Research

Identification of a 'Plasmodium falciparum' Protein Domain that Could Play a Key Role in the Development of Severe Malaria

The study paves the way towards antibody-based interventions that inhibit the interaction between the parasite protein and its human receptor

15.11.2016
Photo: NIH

 A protein expressed at the surface of red blood cells infected by Plasmodium falciparum could be a key player in the vascular pathology that leads to severe malaria by binding to the gC1qR receptor, according to a study led by ISGlobal researchers. The results of the study, published in Plos Pathogens, pave the way towards therapeutic interventions based on antibodies that inhibit this specific interaction.    

Mortality due to severe malaria remains unacceptably high, despite the administration of effective antimalarial drugs. Though the mechanisms underlying life-threatening malaria remain largely unknown and depend both on host and parasite factors, it is known that the sequestration of infected red blood cells (erythrocytes) in vital organs plays a key role. This in turn depends on the adhesion of infected erythrocytes to receptors on the vascular endothelium, a process thought to be mediated by a complex family of parasite proteins expressed at the surface of infected erythrocytes (PfEMP1s).  

In this study, the authors hypothesized that certain PfEMP1s mediate binding to gC1qR, a receptor expressed by a wide range of human cells and previously associated with severe malaria.

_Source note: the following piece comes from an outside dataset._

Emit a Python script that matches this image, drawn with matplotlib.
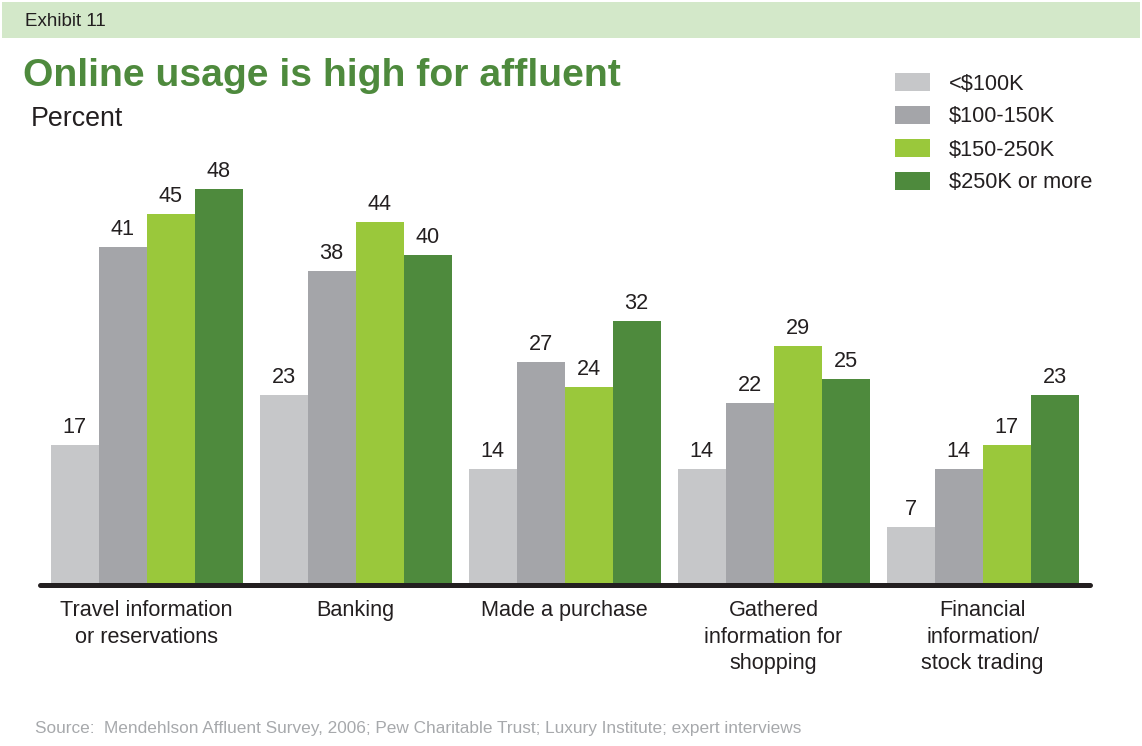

The results, obtained with more than 80 P falciparum isolates of Mozambican children with or without severe malaria, as well as a parasite line selected in the laboratory, show that a conserved domain in the DC8 variants of the PfEMP1 binds to gC1qR. Furthermore, antibodies against such domain were capable of inhibiting the interaction with gC1qR, regardless of the strain, suggesting the feasibility of designing therapeutic interventions against severe malaria.   

Children under 5 years of age are one of most vulnerable groups affected by malaria. There were an estimated 438 000 malaria deaths worldwide in 2015, of which approximately 69% were in children under 5 years of age.

Reference

Magallón-Tejada A, Machevo S, Cisteró P, et al. Cytoadhesion to gC1qR through Plasmodium falciparum Erythrocyte Membrane Protein 1 in Severe Malaria. PLoS Pathog. 2016 Nov 11;12(11):e1006011.